In yesterday’s post, I attempted to defend moral psychology against criticism from philosopher Massimo Pigliucci. The crux of his criticism is that moral psychologists are using their scientific research to make normative moral statements, thus violating David Hume’s is-ought gap. As a consequence, they are encroaching on the field of moral philosophy. By way of analogy, Pigliucci compares the study of morality to the study of mathematics and natural science, implying that normative statements are theories of a moral realm, and that moral philosophers – unlike moral psychologists – study it directly.
My counter-argument is that, while I think Pigliucci is correct in pointing out that moral psychologists do on occasion violate the is-ought gap, this is simply due to imprecise language, not to overextension of their field.
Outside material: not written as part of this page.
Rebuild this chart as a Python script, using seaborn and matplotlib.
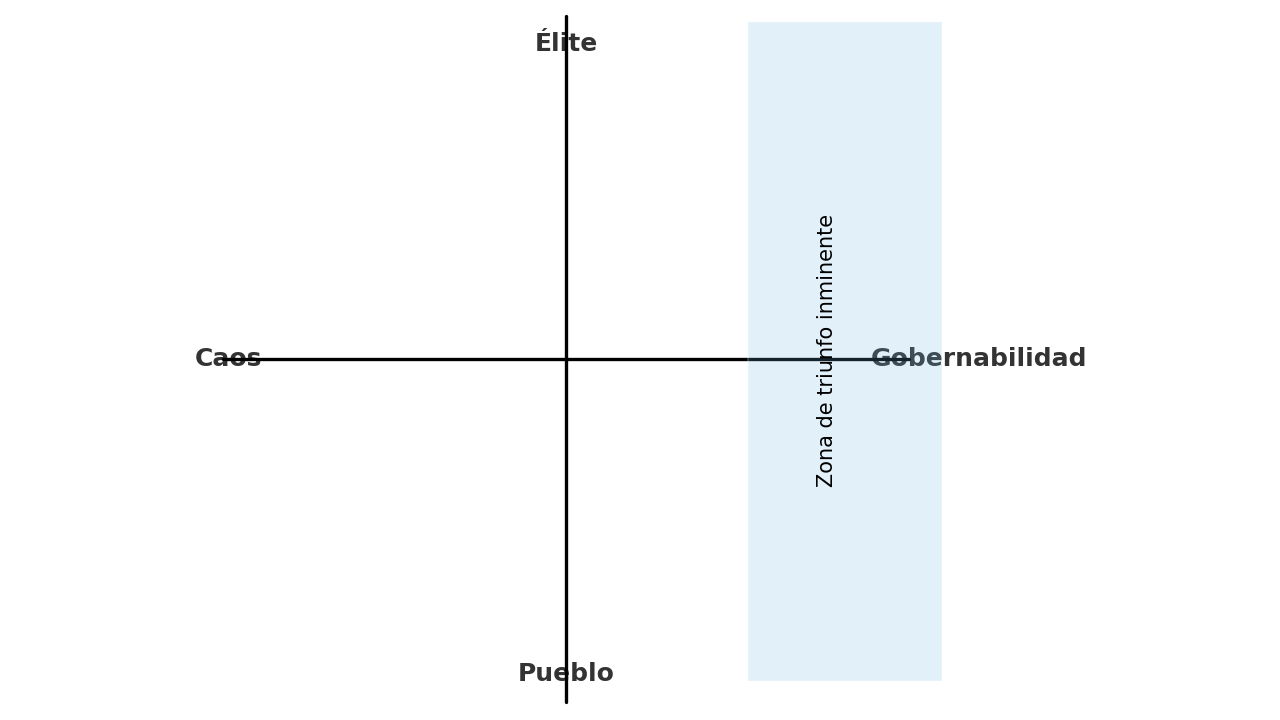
import matplotlib
matplotlib.use("Agg")
import matplotlib.pyplot as plt
import seaborn as sns
from matplotlib.patches import Rectangle

# Quadrant axes (data units)
h_x = [-1.0, 1.0]
h_y = [0.0, 0.0]
v_x = [0.0, 0.0]
v_y = [-1.0, 1.0]

# Pole labels
labels = ["Élite", "Pueblo", "Caos", "Gobernabilidad"]
label_x = [0.0, 0.0, -0.886, 0.889]
label_y = [0.918, -0.918, 0.0, 0.0]
label_ha = ["center", "center", "right", "left"]

# Highlighted zone
zone_x = [0.53, 1.096]
zone_y = [-0.94, 0.982]
zone_text = "Zona de triunfo inminente"

sns.set_theme(style="white")
plt.rcParams['font.family'] = ['DejaVu Sans']

fig = plt.figure(figsize=(12.8, 7.2), dpi=100)
ax = fig.add_axes([0, 0, 1, 1])

for t, x, y, ha in zip(labels, label_x, label_y, label_ha):
    ax.text(x, y, t, ha=ha, va="center", fontsize=18, fontweight="bold",
            color="#333333", zorder=1)

sns.lineplot(x=h_x, y=h_y, color="black", linewidth=2.4, sort=False,
             estimator=None, ax=ax, zorder=2)
sns.lineplot(x=v_x, y=v_y, color="black", linewidth=2.4, sort=False,
             estimator=None, ax=ax, zorder=2)

ax.add_patch(Rectangle((zone_x[0], zone_y[0]), zone_x[1] - zone_x[0],
                       zone_y[1] - zone_y[0], facecolor="#6eb9e1", alpha=0.2,
                       edgecolor="white", linewidth=1.5, zorder=3))
ax.text(0.762, 0.024, zone_text, rotation=90, ha="center", va="center",
        fontsize=15, color="black", zorder=4)

ax.set_xlim(-566 / 343, (1280 - 566) / 343)
ax.set_ylim(-(720 - 359) / 343, 359 / 343)
ax.axis("off")

fig.savefig("out.png", dpi=100)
The point is that moral psychology challenges the notion that there is a moral realm, instead suggesting that normativity is a rationalisation of personal moral intuitions, disguised as a moral realm.
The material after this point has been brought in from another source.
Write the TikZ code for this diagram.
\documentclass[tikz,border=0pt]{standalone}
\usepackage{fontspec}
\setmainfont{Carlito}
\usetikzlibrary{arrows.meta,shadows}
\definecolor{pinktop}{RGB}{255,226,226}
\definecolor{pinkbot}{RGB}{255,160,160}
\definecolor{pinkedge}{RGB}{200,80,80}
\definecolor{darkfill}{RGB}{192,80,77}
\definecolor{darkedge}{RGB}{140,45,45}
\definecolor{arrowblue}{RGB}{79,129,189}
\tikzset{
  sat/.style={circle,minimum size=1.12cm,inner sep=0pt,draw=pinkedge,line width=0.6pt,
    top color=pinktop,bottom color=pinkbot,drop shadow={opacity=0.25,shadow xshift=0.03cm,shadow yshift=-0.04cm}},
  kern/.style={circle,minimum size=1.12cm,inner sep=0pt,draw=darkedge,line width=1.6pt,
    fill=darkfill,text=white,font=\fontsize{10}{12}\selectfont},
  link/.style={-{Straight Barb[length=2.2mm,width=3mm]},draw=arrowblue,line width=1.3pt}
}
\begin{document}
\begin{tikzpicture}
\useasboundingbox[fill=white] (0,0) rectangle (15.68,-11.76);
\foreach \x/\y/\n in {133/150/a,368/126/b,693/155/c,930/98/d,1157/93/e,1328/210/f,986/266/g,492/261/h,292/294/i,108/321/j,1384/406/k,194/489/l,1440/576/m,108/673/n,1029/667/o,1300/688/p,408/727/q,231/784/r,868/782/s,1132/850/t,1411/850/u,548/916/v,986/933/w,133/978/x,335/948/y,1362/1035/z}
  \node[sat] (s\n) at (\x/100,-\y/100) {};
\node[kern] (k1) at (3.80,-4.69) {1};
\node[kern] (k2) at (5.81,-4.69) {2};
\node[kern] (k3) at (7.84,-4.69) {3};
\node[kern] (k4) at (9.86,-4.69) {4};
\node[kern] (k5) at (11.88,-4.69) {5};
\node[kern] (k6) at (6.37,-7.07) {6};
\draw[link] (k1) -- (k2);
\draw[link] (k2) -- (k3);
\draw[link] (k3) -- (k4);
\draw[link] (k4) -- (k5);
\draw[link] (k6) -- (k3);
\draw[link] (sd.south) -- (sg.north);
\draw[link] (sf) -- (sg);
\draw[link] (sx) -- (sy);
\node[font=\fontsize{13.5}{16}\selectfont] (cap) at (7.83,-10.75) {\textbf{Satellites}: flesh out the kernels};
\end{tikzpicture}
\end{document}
Although it seems to me the evidence for this is very strong, I think it’s useful to address the problem from a different angle and instead ask: does normativity add anything to moral discourse? Or framed slightly differently: do moral philosophers really contribute to moral understanding in the way Pigliucci suggests, or are they just engaging in moral psychology themselves, albeit with less methodological soundness?
I suggest the answer is the latter. The reason for this is that Hume’s is-ought problem works both ways. Pigliucci points out that one cannot logically derive an ought from an is, but the reverse is also true. This raises the interesting observation that – if it is true that moral philosophers operate through normative theories – their theories can have no logical bearing on the real world.
This is probably why theism struggled to separate God’s commands from His punishments. The claim alone that one ought to do something is powerless, but when it is replaced by real consequences (if you do X, then Y will happen to you) it becomes significant. There’s no reason for this to be different for nontheistic moral philosophies. And so, attempts to deduce behaviour from normative theories are doomed to fail – they can never be logically valid.
Moral psychology gets around this problem by avoiding normativity altogether. What's emerging instead is a model of moral language as expression of moral intuitions based on common evolved modules.
The long-term effect of this, it seems to me, is an elimination of normative morality. If people stop believing in a moral realm, there is nothing left for normative morality to do. Instead, people can simply treat moral discourse as the communication and negotiation of individual moral intuitions and individual values in general, combined with other information. If we assume this is already what’s happening, it’s simply a question of acknowledging it and making the process more effective.
In hindsight, one can seemingly conclude that moral philosophers have been expressing their moral intuitions when they’ve posited normative moral theories, just like other people do, as we now know. But in studying this process in themselves, that makes them proto-psychologists. But now that moral psychology has been established, is there still a role for moral philosophers?